GOOD breeding was once a quality we proudly considered a distinctive feature of the Irish. I don’t really know where we got that notion considering the fact that we were all genetically linked, one way or another, to that infamous slave owner, Niall of the Nine Hostages, as well as to numerous other irascible scoundrels.
Nevertheless, it was something towards which we all aspired - so long as it remained profitable and respectable, of course.
I hadn’t much time for it myself because it smacked of snobbery.
But I had no time at all for good breeding after hearing a neighbouring farmer comment on the ubiquity of the well-bred in his particular locality, saying ‘shure you’d even see it in an ould bullock.’
The hallmark of good breeding was, of course, etiquette, and for all our notions of gentility, I don’t think we ever really got our heads around all the essential good manners expected of the breed. Be that as it may, I think it’s now time we improved our manners and showed more respect to those who don’t share our views.
We can start in the Dáil where a handful of TDs are at present flatly refusing to stand up for the daily prayer, claiming that religion is a private matter and should not be used in a public forum. Whether they are right or wrong in that opinion is neither here nor there, although it has to be pointed out that religion has been part of public deliberations since we first came down from the trees and realised that there was a force greater than ourselves in the universe. But in my humble opinion – there’s manners for you - this sit down protest is nothing more than a display of downright bad manners.
The majority of representatives in our National Parliament have voted to retain the Dáil prayer and they want to stand up to recite that prayer before each session.

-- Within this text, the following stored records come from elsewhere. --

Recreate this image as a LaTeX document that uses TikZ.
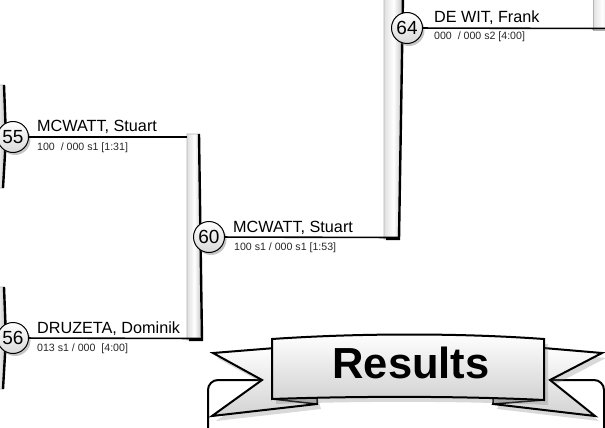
\documentclass[tikz,border=0pt]{standalone}
\usepackage{fontspec}
\setmainfont{Liberation Sans}
\usetikzlibrary{positioning, shadows, calc}

\begin{document}
\begin{tikzpicture}[
    x=1pt, y=-1pt,
    seed/.style={circle, draw=black, line width=1pt, minimum size=31pt, inner sep=0pt, top color=white, bottom color=gray!30, drop shadow={shadow xshift=2pt, shadow yshift=-2.5pt, opacity=0.45}, font=\fontsize{19}{19}\selectfont},
    player/.style={anchor=base west, inner sep=0pt, font=\fontsize{16.2}{17}\selectfont},
    score/.style={anchor=base west, inner sep=0pt, text=black!85, font=\fontsize{10.6}{11}\selectfont},
    link/.style={draw=black, line width=1.6pt},
    barfill/.style={left color=gray!25, right color=gray!50, middle color=white, draw=gray!60, line width=0.6pt},
    baredge/.style={draw=black, line width=2.4pt},
    ribbon/.style={draw=black, line width=2pt, line join=miter, top color=white, bottom color=gray!35, drop shadow={shadow xshift=4pt, shadow yshift=-5pt, opacity=0.3}},
]

\clip (0,0) rectangle (605,428);

% Bracket bars
\path[barfill] (-14,85) -- (4,85) -- (6,137) -- (3,188) -- (-14,188) -- cycle;
\path[barfill] (-14,287) -- (4,287) -- (6,338) -- (3,389) -- (-14,389) -- cycle;
\path[barfill] (187,134) -- (199,134) -- (202,340) -- (187,340) -- cycle;
\path[barfill] (384,-5) -- (403,-5) -- (399,239) -- (384,239) -- cycle;
\path[barfill] (593,-5) -- (612,-5) -- (612,30) -- (593,30) -- cycle;

\draw[baredge] (4,85) -- (6,137) -- (3,188);
\draw[baredge] (4,287) -- (6,338) -- (3,389);
\draw[baredge] (199,134) -- (202,340) -- (189,340);
\draw[baredge] (403,-5) -- (399,239) -- (386,239);

\coordinate (top60) at (187,137);
\coordinate (bot60) at (202,338.5);
\coordinate (bot64) at (399,237.5);
\coordinate (bot65) at (612,28.5);

% Seeds
\node[seed] (m55) at (13,137) {55};
\node[seed] (m56) at (13,338) {56};
\node[seed] (m60) at (209,237) {60};
\node[seed] (m64) at (407,28) {64};

% Links
\draw[link] (m55) -- (top60);
\draw[link] (m56) -- (bot60);
\draw[link] (m60) -- (bot64);
\draw[link] (m64) -- (bot65);

% Players
\node[player] (n55) at (37,131) {MCWATT, Stuart};
\node[score] (s55) at (37,150) {100\ \ / 000 s1 [1:31]};
\node[player] (n56) at (37,333) {DRUZETA, Dominik};
\node[score] (s56) at (37,351) {013 s1 / 000\ \ [4:00]};
\node[player] (n60) at (233,232) {MCWATT, Stuart};
\node[score] (s60) at (234,250) {100 s1 / 000 s1 [1:53]};
\node[player] (n64) at (434,23) {DE WIT, Frank};
\node[score] (s64) at (434,40) {000\ \ / 000 s2 [4:00]};

% Results frame
\draw[line width=2pt, rounded corners=10pt] (208,440) -- (208,380) -- (604,380) -- (604,440);

% Results banner
\path[ribbon] (213,353) -- (300,346) -- (317,404) -- (212,416) -- (262,380) -- cycle;
\path[ribbon] (602,353) -- (520,346) -- (493,404) -- (595,416) -- (550,380) -- cycle;
\path[draw=black, line width=1.5pt, fill=gray!55] (272,399) -- (317,404) -- (317,397) -- cycle;
\path[draw=black, line width=1.5pt, fill=gray!55] (544,400) -- (493,404) -- (493,397) -- cycle;
\path[ribbon] (272,339) .. controls (360,333) and (460,333) .. (544,339) -- (544,400) .. controls (460,396) and (360,396) .. (272,399) -- cycle;
\node[anchor=base, inner sep=0pt, font=\bfseries\fontsize{43.5}{44}\selectfont] (results) at (411,378) {Results};

\end{tikzpicture}
\end{document}
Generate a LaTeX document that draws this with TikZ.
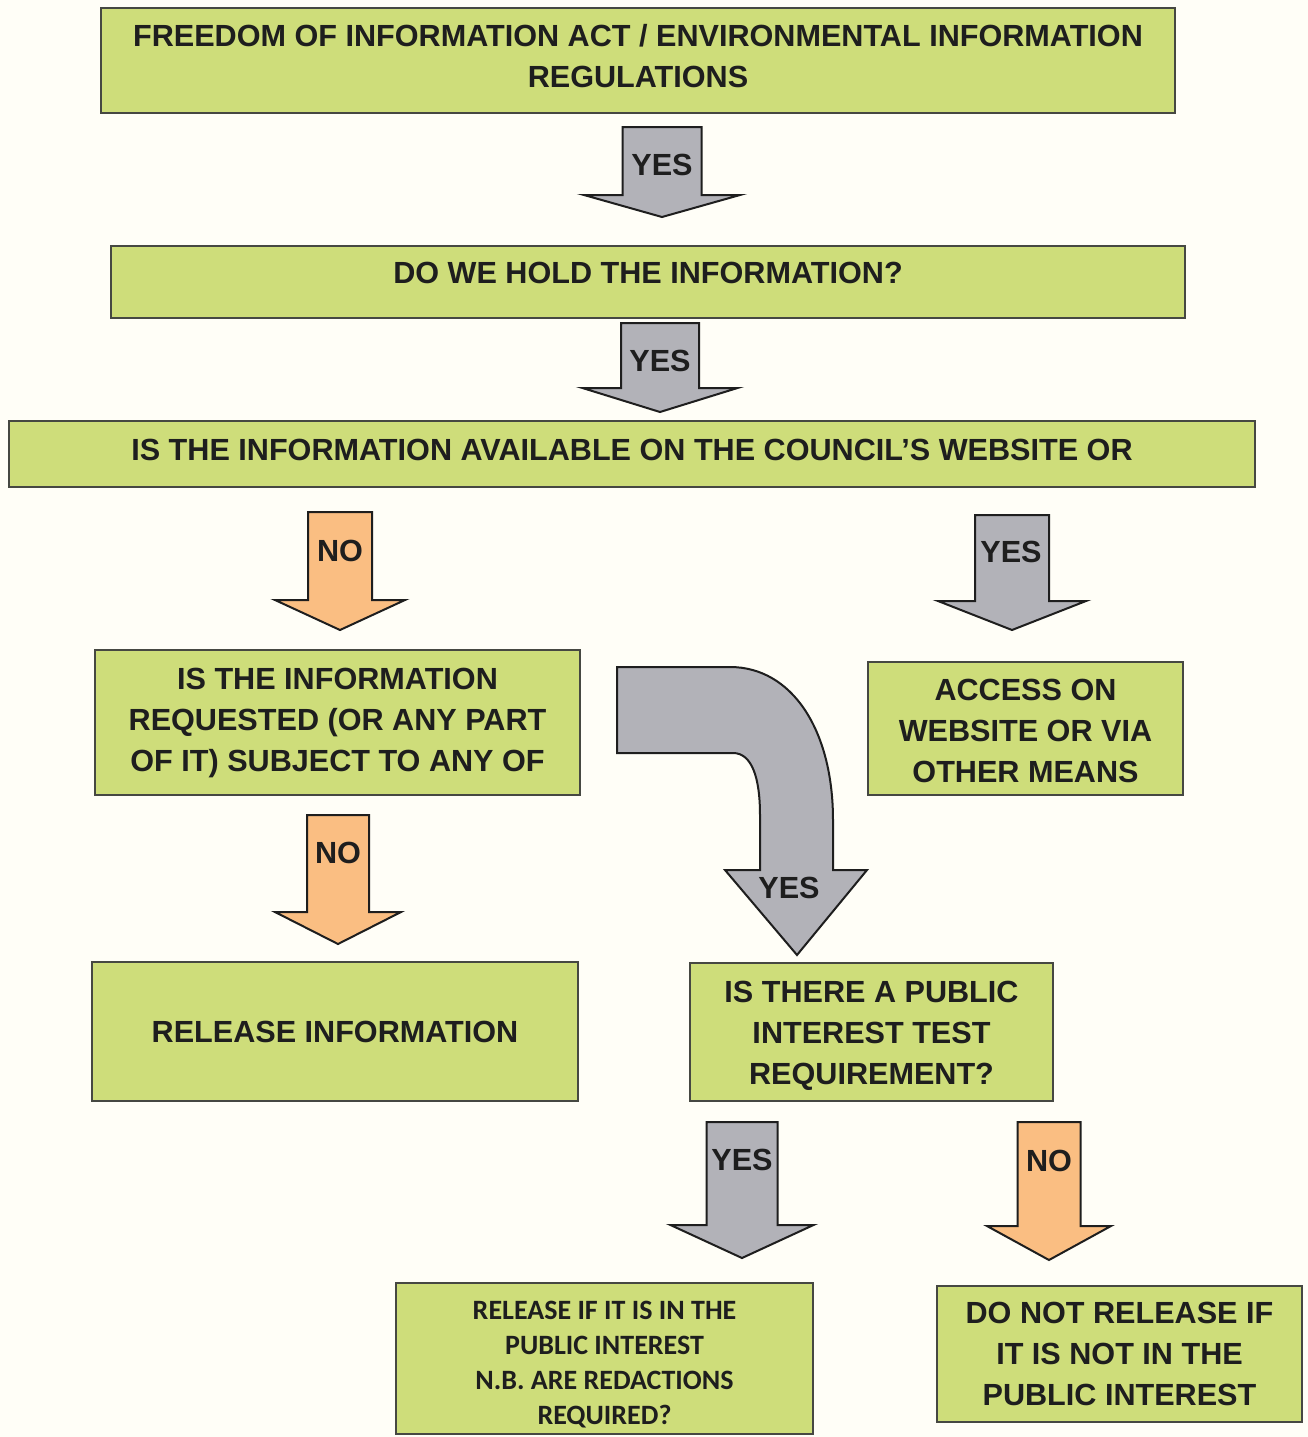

That wish should be respected, and instead of displaying blatant discourtesy by sitting in a sulk on their back benches, the couple of dissenters should stay outside until the prayer is over if they want to give a nod to secularist Ireland.
Or maybe they could take a leaf out of the book of two non-Catholic girls who were in my class years ago in a Convent Secondary school, where prayers were recited morning, noon and night, and before every class. Some of us were very devout back then, especially if we had forgotten to do the homework and only the Almighty could save us. The two girls, one Church of Ireland and the other Methodist, did not of course attend religion classes, but when prayers were recited in the class room they always stood up with the rest of us, showing respect for our beliefs as well as a politeness we found hard to match in after life. What can I say only they must have been very well-bred.
Bad manners, however, are not just confined to the Dail, where shouting and yelling have become the acceptable face of democracy. It’s everywhere. I can’t drive down the road, without some ill-mannered yahoo expressing his road rage at my leisurely pace and my clumsy efforts at parallel parking. I can’t sit down for a coffee without having to listen to a mobile phone conversation with the volume turned up. When I travel by rail I have to sit in a carriage where everyone else’s attention is focussed entirely on their smart phones, and I know for certain that they wouldn’t even look up if I passed away, gasping, in their midst.
I think Iarnrod Eireann should introduce a special carriage for people like me who hate the idea of being invisible and who might like to pray instead of watching others scroll zombie- like through their phones on long journeys. They have ‘quiet carriages’ in England and maybe we should copy the idea.
No-one however, was more surprised than I was to learn that there is now a special etiquette for the digital age. They call it ‘netiquette’ and I have to say that the title did not inspire much confidence in me. It says nothing about reading your emails or newspapers on the phone in public, but it does advise that you do not use capital letters when texting. Apparently that’s the equivalent of shouting and yelling in the Dail.
I think it’s time to introduce a new code of conduct or at least try and find out where are manners have gone. I don’t know how we became so coarse and vulgar with such distinctive breeding, in the first place. But it’s certainly not too late to reform. We could start by remembering that the basic principle of good manners is to think about other people’s feelings first and respect those feelings without compromising our own.
Maybe Richard Bruton could introduce a course on etiquette in the Junior Cert and forget about mindfulness and some other useless endeavours. If we had good manners we wouldn’t need mindfulness.
On the other hand, we wouldn’t want to take our manners too seriously either. We wouldn’t, for instance, want to emulate the fourth Earl of Chesterfield who, in the 18th century, wrote a long treatise advising his son on the art of ‘becoming a man and a gentleman’. Whatever he did, the Earl advised, he was never to laugh out loud in company.
“There is nothing in the world as ill-bred as audible laughter,” he declared.